▶ Data block
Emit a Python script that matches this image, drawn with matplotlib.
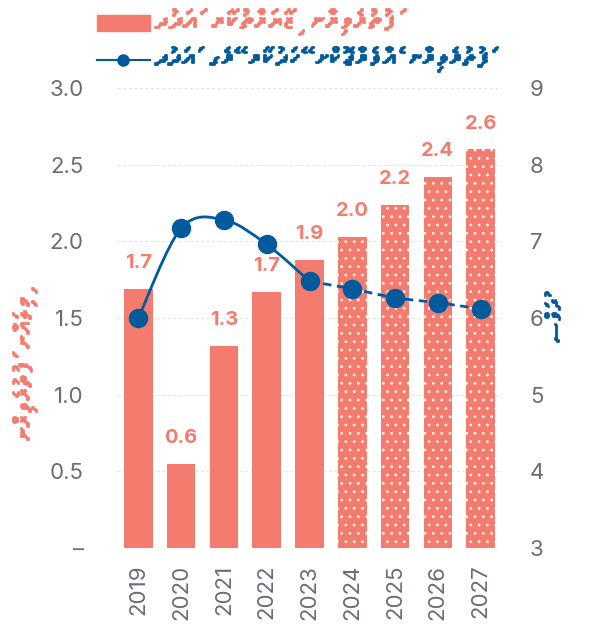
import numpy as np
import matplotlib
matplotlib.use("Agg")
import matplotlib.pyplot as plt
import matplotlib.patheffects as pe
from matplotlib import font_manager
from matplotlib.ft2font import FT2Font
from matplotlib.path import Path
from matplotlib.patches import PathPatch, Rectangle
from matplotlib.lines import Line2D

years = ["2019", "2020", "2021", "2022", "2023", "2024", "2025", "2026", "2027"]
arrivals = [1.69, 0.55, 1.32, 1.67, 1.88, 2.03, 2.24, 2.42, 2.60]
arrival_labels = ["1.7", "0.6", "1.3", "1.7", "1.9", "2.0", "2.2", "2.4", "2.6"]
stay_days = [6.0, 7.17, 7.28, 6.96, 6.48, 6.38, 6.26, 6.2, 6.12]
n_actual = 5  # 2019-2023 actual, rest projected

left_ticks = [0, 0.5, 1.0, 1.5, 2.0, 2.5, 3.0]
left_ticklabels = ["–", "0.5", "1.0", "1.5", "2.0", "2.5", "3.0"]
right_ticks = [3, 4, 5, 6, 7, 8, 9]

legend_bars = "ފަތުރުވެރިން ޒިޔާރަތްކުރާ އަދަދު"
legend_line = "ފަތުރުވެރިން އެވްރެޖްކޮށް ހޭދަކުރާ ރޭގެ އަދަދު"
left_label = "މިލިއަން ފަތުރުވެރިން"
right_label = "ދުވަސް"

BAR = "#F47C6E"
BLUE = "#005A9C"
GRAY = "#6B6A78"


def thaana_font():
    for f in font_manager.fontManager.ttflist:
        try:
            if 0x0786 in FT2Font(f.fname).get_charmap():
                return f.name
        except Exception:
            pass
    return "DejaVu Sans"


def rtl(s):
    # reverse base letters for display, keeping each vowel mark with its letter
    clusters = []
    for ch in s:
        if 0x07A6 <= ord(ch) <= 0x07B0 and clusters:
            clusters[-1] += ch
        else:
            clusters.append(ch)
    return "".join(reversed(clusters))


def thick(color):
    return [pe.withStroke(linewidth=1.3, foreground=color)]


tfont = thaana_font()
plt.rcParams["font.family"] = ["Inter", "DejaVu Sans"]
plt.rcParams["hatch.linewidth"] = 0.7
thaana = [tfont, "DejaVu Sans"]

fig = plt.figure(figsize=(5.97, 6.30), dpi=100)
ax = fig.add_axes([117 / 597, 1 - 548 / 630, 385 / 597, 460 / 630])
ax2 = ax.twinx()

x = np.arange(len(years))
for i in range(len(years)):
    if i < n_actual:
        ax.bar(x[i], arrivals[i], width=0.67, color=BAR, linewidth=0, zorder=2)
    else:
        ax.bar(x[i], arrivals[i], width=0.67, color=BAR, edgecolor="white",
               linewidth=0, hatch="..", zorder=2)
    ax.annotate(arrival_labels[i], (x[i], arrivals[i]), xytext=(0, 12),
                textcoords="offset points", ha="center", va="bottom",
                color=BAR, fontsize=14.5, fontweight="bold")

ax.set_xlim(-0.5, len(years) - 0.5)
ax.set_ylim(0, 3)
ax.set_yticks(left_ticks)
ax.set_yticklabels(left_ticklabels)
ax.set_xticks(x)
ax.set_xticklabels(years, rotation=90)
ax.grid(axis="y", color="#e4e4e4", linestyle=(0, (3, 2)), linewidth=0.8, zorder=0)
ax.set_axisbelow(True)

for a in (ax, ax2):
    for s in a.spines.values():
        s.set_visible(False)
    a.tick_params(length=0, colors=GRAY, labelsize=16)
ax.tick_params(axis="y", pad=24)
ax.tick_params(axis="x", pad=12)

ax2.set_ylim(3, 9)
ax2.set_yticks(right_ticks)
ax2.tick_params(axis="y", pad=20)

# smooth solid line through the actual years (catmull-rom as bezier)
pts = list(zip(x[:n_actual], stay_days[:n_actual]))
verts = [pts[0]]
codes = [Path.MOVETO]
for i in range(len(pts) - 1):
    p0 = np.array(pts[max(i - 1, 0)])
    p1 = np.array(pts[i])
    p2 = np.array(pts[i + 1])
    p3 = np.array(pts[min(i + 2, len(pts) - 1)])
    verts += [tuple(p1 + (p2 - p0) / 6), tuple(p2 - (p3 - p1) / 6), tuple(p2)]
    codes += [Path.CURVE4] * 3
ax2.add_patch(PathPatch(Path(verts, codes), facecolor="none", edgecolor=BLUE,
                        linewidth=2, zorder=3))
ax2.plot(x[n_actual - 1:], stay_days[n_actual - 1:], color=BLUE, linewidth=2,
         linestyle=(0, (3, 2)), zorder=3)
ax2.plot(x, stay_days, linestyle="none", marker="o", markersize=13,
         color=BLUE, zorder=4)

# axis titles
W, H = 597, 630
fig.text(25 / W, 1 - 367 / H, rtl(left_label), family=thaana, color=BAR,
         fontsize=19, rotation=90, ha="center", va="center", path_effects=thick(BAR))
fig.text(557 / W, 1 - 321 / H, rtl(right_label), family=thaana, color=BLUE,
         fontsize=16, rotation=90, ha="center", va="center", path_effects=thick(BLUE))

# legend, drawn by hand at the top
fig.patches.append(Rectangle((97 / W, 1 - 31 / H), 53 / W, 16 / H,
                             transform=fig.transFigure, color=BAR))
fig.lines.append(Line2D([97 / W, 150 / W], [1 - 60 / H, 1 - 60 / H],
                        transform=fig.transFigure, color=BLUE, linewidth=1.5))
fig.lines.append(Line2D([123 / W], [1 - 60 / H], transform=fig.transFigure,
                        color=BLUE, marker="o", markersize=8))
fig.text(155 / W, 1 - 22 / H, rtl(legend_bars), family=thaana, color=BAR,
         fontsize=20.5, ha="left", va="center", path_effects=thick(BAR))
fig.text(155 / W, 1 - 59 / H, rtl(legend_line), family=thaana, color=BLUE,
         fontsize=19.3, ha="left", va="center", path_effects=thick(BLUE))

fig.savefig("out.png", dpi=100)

▶ Instruction
Quote everything in the listing above exactly; pictures are the only thing to omit.

▶ Completed task
Emit a Python script that matches this image, drawn with matplotlib.
import numpy as np
import matplotlib
matplotlib.use("Agg")
import matplotlib.pyplot as plt
import matplotlib.patheffects as pe
from matplotlib import font_manager
from matplotlib.ft2font import FT2Font
from matplotlib.path import Path
from matplotlib.patches import PathPatch, Rectangle
from matplotlib.lines import Line2D

years = ["2019", "2020", "2021", "2022", "2023", "2024", "2025", "2026", "2027"]
arrivals = [1.69, 0.55, 1.32, 1.67, 1.88, 2.03, 2.24, 2.42, 2.60]
arrival_labels = ["1.7", "0.6", "1.3", "1.7", "1.9", "2.0", "2.2", "2.4", "2.6"]
stay_days = [6.0, 7.17, 7.28, 6.96, 6.48, 6.38, 6.26, 6.2, 6.12]
n_actual = 5  # 2019-2023 actual, rest projected

left_ticks = [0, 0.5, 1.0, 1.5, 2.0, 2.5, 3.0]
left_ticklabels = ["–", "0.5", "1.0", "1.5", "2.0", "2.5", "3.0"]
right_ticks = [3, 4, 5, 6, 7, 8, 9]

legend_bars = "ފަތުރުވެރިން ޒިޔާރަތްކުރާ އަދަދު"
legend_line = "ފަތުރުވެރިން އެވްރެޖްކޮށް ހޭދަކުރާ ރޭގެ އަދަދު"
left_label = "މިލިއަން ފަތުރުވެރިން"
right_label = "ދުވަސް"

BAR = "#F47C6E"
BLUE = "#005A9C"
GRAY = "#6B6A78"


def thaana_font():
    for f in font_manager.fontManager.ttflist:
        try:
            if 0x0786 in FT2Font(f.fname).get_charmap():
                return f.name
        except Exception:
            pass
    return "DejaVu Sans"


def rtl(s):
    # reverse base letters for display, keeping each vowel mark with its letter
    clusters = []
    for ch in s:
        if 0x07A6 <= ord(ch) <= 0x07B0 and clusters:
            clusters[-1] += ch
        else:
            clusters.append(ch)
    return "".join(reversed(clusters))


def thick(color):
    return [pe.withStroke(linewidth=1.3, foreground=color)]


tfont = thaana_font()
plt.rcParams["font.family"] = ["Inter", "DejaVu Sans"]
plt.rcParams["hatch.linewidth"] = 0.7
thaana = [tfont, "DejaVu Sans"]

fig = plt.figure(figsize=(5.97, 6.30), dpi=100)
ax = fig.add_axes([117 / 597, 1 - 548 / 630, 385 / 597, 460 / 630])
ax2 = ax.twinx()

x = np.arange(len(years))
for i in range(len(years)):
    if i < n_actual:
        ax.bar(x[i], arrivals[i], width=0.67, color=BAR, linewidth=0, zorder=2)
    else:
        ax.bar(x[i], arrivals[i], width=0.67, color=BAR, edgecolor="white",
               linewidth=0, hatch="..", zorder=2)
    ax.annotate(arrival_labels[i], (x[i], arrivals[i]), xytext=(0, 12),
                textcoords="offset points", ha="center", va="bottom",
                color=BAR, fontsize=14.5, fontweight="bold")

ax.set_xlim(-0.5, len(years) - 0.5)
ax.set_ylim(0, 3)
ax.set_yticks(left_ticks)
ax.set_yticklabels(left_ticklabels)
ax.set_xticks(x)
ax.set_xticklabels(years, rotation=90)
ax.grid(axis="y", color="#e4e4e4", linestyle=(0, (3, 2)), linewidth=0.8, zorder=0)
ax.set_axisbelow(True)

for a in (ax, ax2):
    for s in a.spines.values():
        s.set_visible(False)
    a.tick_params(length=0, colors=GRAY, labelsize=16)
ax.tick_params(axis="y", pad=24)
ax.tick_params(axis="x", pad=12)

ax2.set_ylim(3, 9)
ax2.set_yticks(right_ticks)
ax2.tick_params(axis="y", pad=20)

# smooth solid line through the actual years (catmull-rom as bezier)
pts = list(zip(x[:n_actual], stay_days[:n_actual]))
verts = [pts[0]]
codes = [Path.MOVETO]
for i in range(len(pts) - 1):
    p0 = np.array(pts[max(i - 1, 0)])
    p1 = np.array(pts[i])
    p2 = np.array(pts[i + 1])
    p3 = np.array(pts[min(i + 2, len(pts) - 1)])
    verts += [tuple(p1 + (p2 - p0) / 6), tuple(p2 - (p3 - p1) / 6), tuple(p2)]
    codes += [Path.CURVE4] * 3
ax2.add_patch(PathPatch(Path(verts, codes), facecolor="none", edgecolor=BLUE,
                        linewidth=2, zorder=3))
ax2.plot(x[n_actual - 1:], stay_days[n_actual - 1:], color=BLUE, linewidth=2,
         linestyle=(0, (3, 2)), zorder=3)
ax2.plot(x, stay_days, linestyle="none", marker="o", markersize=13,
         color=BLUE, zorder=4)

# axis titles
W, H = 597, 630
fig.text(25 / W, 1 - 367 / H, rtl(left_label), family=thaana, color=BAR,
         fontsize=19, rotation=90, ha="center", va="center", path_effects=thick(BAR))
fig.text(557 / W, 1 - 321 / H, rtl(right_label), family=thaana, color=BLUE,
         fontsize=16, rotation=90, ha="center", va="center", path_effects=thick(BLUE))

# legend, drawn by hand at the top
fig.patches.append(Rectangle((97 / W, 1 - 31 / H), 53 / W, 16 / H,
                             transform=fig.transFigure, color=BAR))
fig.lines.append(Line2D([97 / W, 150 / W], [1 - 60 / H, 1 - 60 / H],
                        transform=fig.transFigure, color=BLUE, linewidth=1.5))
fig.lines.append(Line2D([123 / W], [1 - 60 / H], transform=fig.transFigure,
                        color=BLUE, marker="o", markersize=8))
fig.text(155 / W, 1 - 22 / H, rtl(legend_bars), family=thaana, color=BAR,
         fontsize=20.5, ha="left", va="center", path_effects=thick(BAR))
fig.text(155 / W, 1 - 59 / H, rtl(legend_line), family=thaana, color=BLUE,
         fontsize=19.3, ha="left", va="center", path_effects=thick(BLUE))

fig.savefig("out.png", dpi=100)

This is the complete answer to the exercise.